You don’t get paid for Upload only Download. It is true that a node needs to have data in order to be able to supply that data… However, if your node is filling up with data at a reasonable pace, there really is nothing to fix.

SGC · April 19, 2020, 11:26am

we wasn’t talking failed uploads, but cancelled… my failed uploads are 0.005%
tho for some reason my failed downloads are at 0.461%, which isn’t unreasonable, but its getting a bit on the high end of what i would expect from base ipv4 failure rates… but perfectly possible that thats just it…

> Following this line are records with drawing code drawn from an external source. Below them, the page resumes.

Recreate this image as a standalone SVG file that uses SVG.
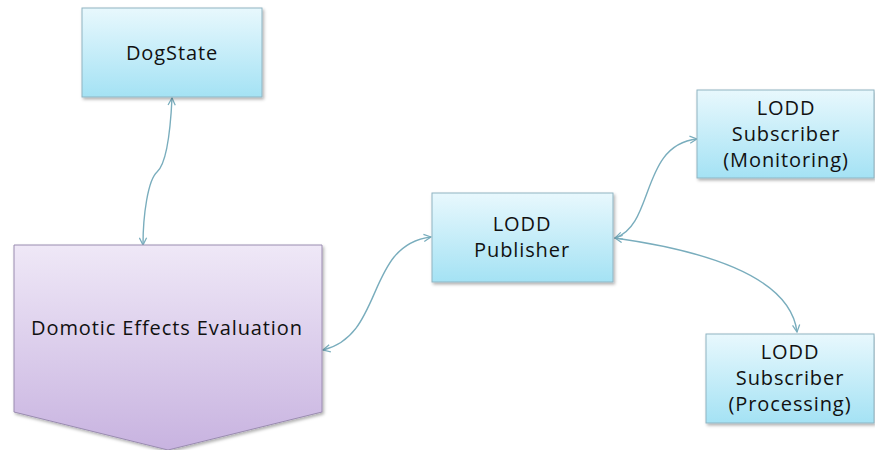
<svg xmlns="http://www.w3.org/2000/svg" width="875" height="450" viewBox="0 0 875 450">
<style>
.box{fill:url(#gBlue);stroke:#8fb4c2;stroke-width:1;filter:url(#sh)}
.pent{fill:url(#gPurple);stroke:#9a8cb0;stroke-width:1;filter:url(#sh)}
.t{font-family:"Open Sans","Liberation Sans",sans-serif;font-size:20px;letter-spacing:0.9px;fill:#111;text-anchor:middle}
.c{fill:none;stroke:#79adbd;stroke-width:1.4;marker-start:url(#ah);marker-end:url(#ah)}
</style>
<defs>
<linearGradient id="gBlue" x1="0" y1="0" x2="0" y2="1">
<stop offset="0" stop-color="#e8f8fd"/>
<stop offset="1" stop-color="#a4e2f4"/>
</linearGradient>
<linearGradient id="gPurple" x1="0" y1="0" x2="0" y2="1">
<stop offset="0" stop-color="#efe8f7"/>
<stop offset="1" stop-color="#c8b3e0"/>
</linearGradient>
<filter id="sh" x="-10%" y="-10%" width="120%" height="130%">
<feDropShadow dx="1.5" dy="2" stdDeviation="1.5" flood-color="#000" flood-opacity="0.3"/>
</filter>
<marker id="ah" viewBox="0 0 10 10" refX="9" refY="5" markerWidth="9" markerHeight="9" markerUnits="userSpaceOnUse" orient="auto-start-reverse">
<path d="M1,1 L9,5 L1,9" fill="none" stroke="#79adbd" stroke-width="1.4"/>
</marker>
</defs>
<g id="connectors">
<path class="c" d="M172,98 C170,140 165,165 157,172 C148,180 143,215 143,245"/>
<path class="c" d="M323,350 C385,335 365,245 431,237"/>
<path class="c" d="M615,238 C655,225 640,145 697,139"/>
<path class="c" d="M615,238 C700,250 790,275 797,332"/>
</g>
<g id="dogstate">
<rect class="box" x="82" y="8" width="180" height="89"/>
<text class="t" x="172" y="60">DogState</text>
</g>
<g id="domotic">
<path class="pent" d="M14,245 H322 V412 L168,450 L14,412 Z"/>
<text class="t" x="167" y="335">Domotic Effects Evaluation</text>
</g>
<g id="publisher">
<rect class="box" x="432" y="193" width="181" height="89"/>
<text class="t" x="522" y="231">LODD</text>
<text class="t" x="522" y="257">Publisher</text>
</g>
<g id="monitoring">
<rect class="box" x="697" y="90" width="177" height="88"/>
<text class="t" x="786" y="115">LODD</text>
<text class="t" x="786" y="141">Subscriber</text>
<text class="t" x="786" y="167">(Monitoring)</text>
</g>
<g id="processing">
<rect class="box" x="706" y="334" width="168" height="89"/>
<text class="t" x="790" y="359">LODD</text>
<text class="t" x="790" y="385">Subscriber</text>
<text class="t" x="790" y="411">(Processing)</text>
</g>
</svg>
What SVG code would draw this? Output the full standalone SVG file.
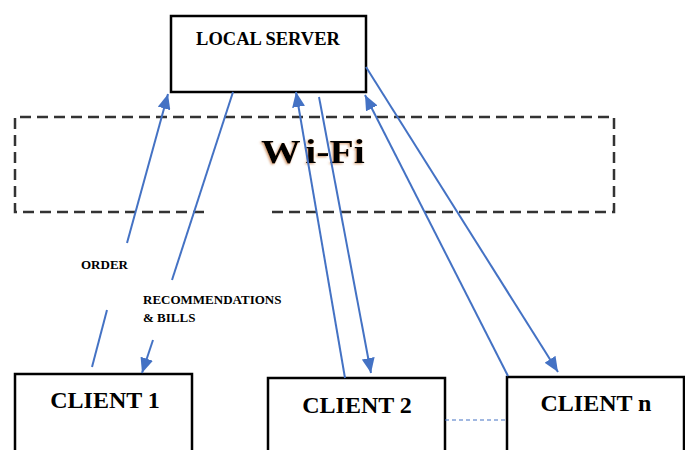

any spinning drive is in the millisecond / ms range, the microsecond / μm range is reserved for idle ssd or nvme, even most non nvme sdd’s have working times in the millisecond range, doesn’t really matter if you are running sata or sas… the rpm on the hdd’s has a major factor to play on response time and 10-15k rpm goes from an optimal of 4 to 2 or so miliseconds… ofc add just a tiny bit workload and that number goes up real fast.

even the latest optane and samsung 970 evo pro 1tb do under heavy loads move out into or near the millisecond range.

but yeah i do run SATA over SAS gear, but from what i can tell, if the gear isn’t under load the latency isn’t any worse than on SAS… ofc SAS is better… in basically every regard… but what i really care about is my latency, and running SAS or SATA is basically irrelevant compared to what kind of storage technology i’m using, such as HDD RPM, SSD chip technology and controller.

and so lets say you could squeeze it into the microsecond range… at one point you will just end up the disk latency being 1% and the network or other stuff being the 99% and the it’s basically irrelevant how low you can go… law of diminishing returns.

6 week old node filling at 250gb a day and still accelerating more or less every day… yeah i’ll say its doing quite okay.

direktorn · April 20, 2020, 12:20am

so ToC is not about how much is stored, did you even read it?